Polls suggest Le Pen’s RN, meanwhile, will easily win the European election in France, with the party’s list – headed by Jordan Bardella – set to receive 31% of the national vote, almost double the score of President Emmanuel Macron’s centrist coalition.

RN’s campaign manager, Alexandre Loubet, told local media on Tuesday that the party had had “frank discussions” with AfD, but that Bardella had taken the decision to split from the German party because “lessons have not been learned”.

Analysts said the move was clearly made with domestic politics in mind, with Le Pen, who scored 41% in the second round of France’s 2022 presidential vote, likely to have her best chance yet of capturing the Elysée in elections due in 2027.

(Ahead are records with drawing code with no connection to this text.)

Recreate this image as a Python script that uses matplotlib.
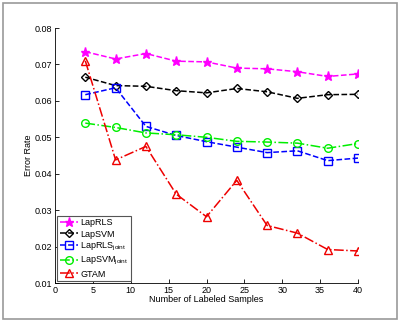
import numpy as np
import matplotlib
matplotlib.use('Agg')
import matplotlib.pyplot as plt
from matplotlib.patches import Rectangle

samples = [4, 8, 12, 16, 20, 24, 28, 32, 36, 40]
laprls = [0.0735, 0.0715, 0.0730, 0.0709, 0.0707, 0.0690, 0.0688, 0.0680, 0.0667, 0.0674]
lapsvm = [0.0665, 0.0642, 0.0640, 0.0628, 0.0622, 0.0634, 0.0625, 0.0607, 0.0617, 0.0618]
laprls_joint = [0.0617, 0.0636, 0.0530, 0.0505, 0.0488, 0.0473, 0.0458, 0.0463, 0.0436, 0.0443]
lapsvm_joint = [0.0539, 0.0527, 0.0512, 0.0507, 0.0500, 0.0489, 0.0487, 0.0484, 0.0470, 0.0483]
gtam = [0.0710, 0.0438, 0.0475, 0.0344, 0.0282, 0.0382, 0.0258, 0.0237, 0.0192, 0.0188]

plt.rcParams['font.family'] = ['Liberation Sans', 'DejaVu Sans']
plt.rcParams['font.size'] = 6.5

fig = plt.figure(figsize=(4.0, 3.22), dpi=100)
fig.patch.set_facecolor('white')
fig.patches.append(Rectangle((0.008, 0.01), 0.984, 0.98, transform=fig.transFigure,
                             fill=False, edgecolor='#999999', linewidth=1.2))
ax = fig.add_axes([0.1375, 0.121, 0.7575, 0.792])

ms = 5.5
lw = 1.1
ax.plot(samples, laprls, '--', color='#ff00ff', marker='*', ms=6.5, mfc='#ff00ff', lw=lw, label='LapRLS')
ax.plot(samples, lapsvm, '--', color='black', marker='D', ms=4.5, mfc='none', mew=1, lw=lw, label='LapSVM')
ax.plot(samples, laprls_joint, '--', color='#0000ff', marker='s', ms=ms, mfc='none', mew=1, lw=lw,
        label='LapRLS$_{\\mathregular{joint}}$')
ax.plot(samples, lapsvm_joint, '-.', color='#00ee00', marker='o', ms=ms, mfc='none', mew=1, lw=lw,
        label='LapSVM$_{\\mathregular{joint}}$')
ax.plot(samples, gtam, '-.', color='#ee0000', marker='^', ms=ms, mfc='none', mew=1, lw=lw, label='GTAM')

ax.set_xlim(0, 40)
ax.set_ylim(0.01, 0.08)
ax.set_xticks(np.arange(0, 41, 5))
ax.set_yticks(np.arange(0.01, 0.081, 0.01))
ax.set_yticklabels(['%.2f' % v for v in np.arange(0.01, 0.081, 0.01)])
ax.tick_params(direction='in', length=3, width=0.6, pad=2)
ax.spines['top'].set_visible(False)
ax.spines['right'].set_visible(False)
for s in ['left', 'bottom']:
    ax.spines[s].set_linewidth(0.6)
ax.set_xlabel('Number of Labeled Samples', labelpad=0)
ax.set_ylabel('Error Rate', labelpad=1)

leg = ax.legend(loc='lower left', fancybox=False, edgecolor='#555555', framealpha=1,
                handlelength=2.0, handletextpad=0.3, borderpad=0.3, labelspacing=0.25,
                borderaxespad=0.2)
leg.get_frame().set_linewidth(0.8)

plt.savefig('out.png', dpi=100)
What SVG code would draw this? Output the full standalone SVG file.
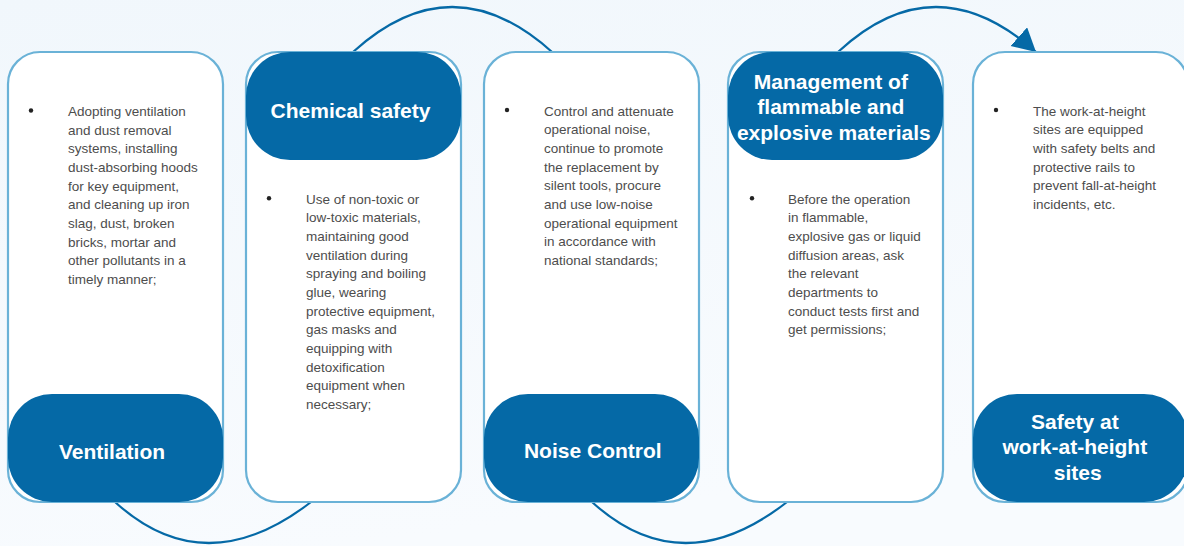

“This shows Le Pen doesn’t care about EU or the game in Brussels,” said Mujtaba Rahman of the Eurasia Group political risk consultancy. “All she wants to do is polish her domestic image in France. It’s all about domestic politics.”

It does, however, leave the future of the far right’s collective influence in Europe in doubt. It is unclear whether RN plans to leave ID, or try to have AfD – which is on course to win 16 MEPs – excluded, or how other members of the group will respond.

Italy’s prime minister, Meloni, has repeatedly said she hopes to unite Europe’s various rightwing parties which, while agreeing on issues such as migration and fighting green legislation, are deeply split on others including their relationship with Russia.

ECR members are mostly populist, nationalist and conservative, and have been (or are) in government. They are EU-critical but generally seen as relatively constructive at the EU level, having frequently helped draft EU legislation, and back Ukraine.

ID members, by contrast, are mostly populist far-right, more Moscow-friendly, and EU-disruptive: AfD talks favourably of a “Dexit” referendum, while RN ’s proposed “national preference” in jobs and benefits are not compatible with the single market.

Ursula von der Leyen, the centre-right president of the European Commission, has not ruled out working with ECR after the elections, but would be unlikely to do so if the group included RN – still less AfD or other more radical ID members such as PVV.

Either way, said Cas Mudde, a populism and far right specialist at the University of Georgia, the RN-AfD split was “a big decision for RN and for Europe’s far right. It almost certainly will hurt their already fairly limited political power in Brussels … Politically, it could become a pyrrhic victory if the parties remain so divided.”